The Vanished Surplus

Worth noting is that the Social Security surplus that gave rise to years of partisan sniping has now disappeared, not because the trust fund was “raided” or “robbed” but because more people are retiring and drawing benefits. The cost of those benefits now exceeds the payroll tax revenues that go into the two Social Security trust funds (one for retirees and one for the disabled).

As we noted some time ago, the combined trust funds reached a tipping point in 2010, when they began running a primary deficit (exclusive of interest paid into the funds from general revenues) rather than a surplus.  According to the most recent accounting from the nonpartisan Congressional Budget Office, the trust funds ran a combined primary deficit of $73 billion in fiscal 2014, a figure projected to rise to $78 billion in the current fiscal year, which ends at the end of this month.

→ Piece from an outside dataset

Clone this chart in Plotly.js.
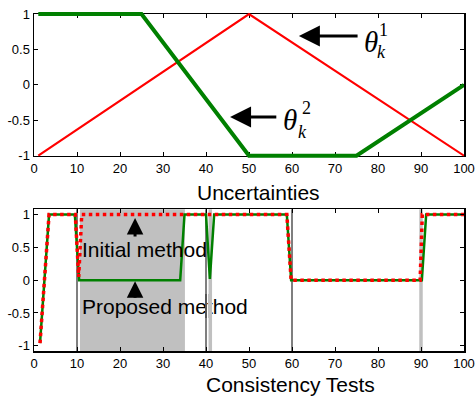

Back when there were surpluses, they weren’t really diverted, but were duly invested in interest-bearing Treasury securities as required by law.  Even accounting for those interest payments, however, the combined trust funds will be depleted entirely in 2034, according to the latest report of the system’s trustees.  At that point, the system would have only enough income to provide 79 percent of promised benefits, the trustees said.

The basic cause is demographic: In 1960 there were five workers paying payroll taxes for every Social Security beneficiary. That was down to fewer than three workers last year, and is projected to decline to 2.2 workers per beneficiary in 2030.

So now there is no longer any surplus to “raid” or “rob.” But, as we said in 2006, no matter how often this tired old line is exposed as false, nothing seems to deter political functionaries from inflicting it on voters, again and again.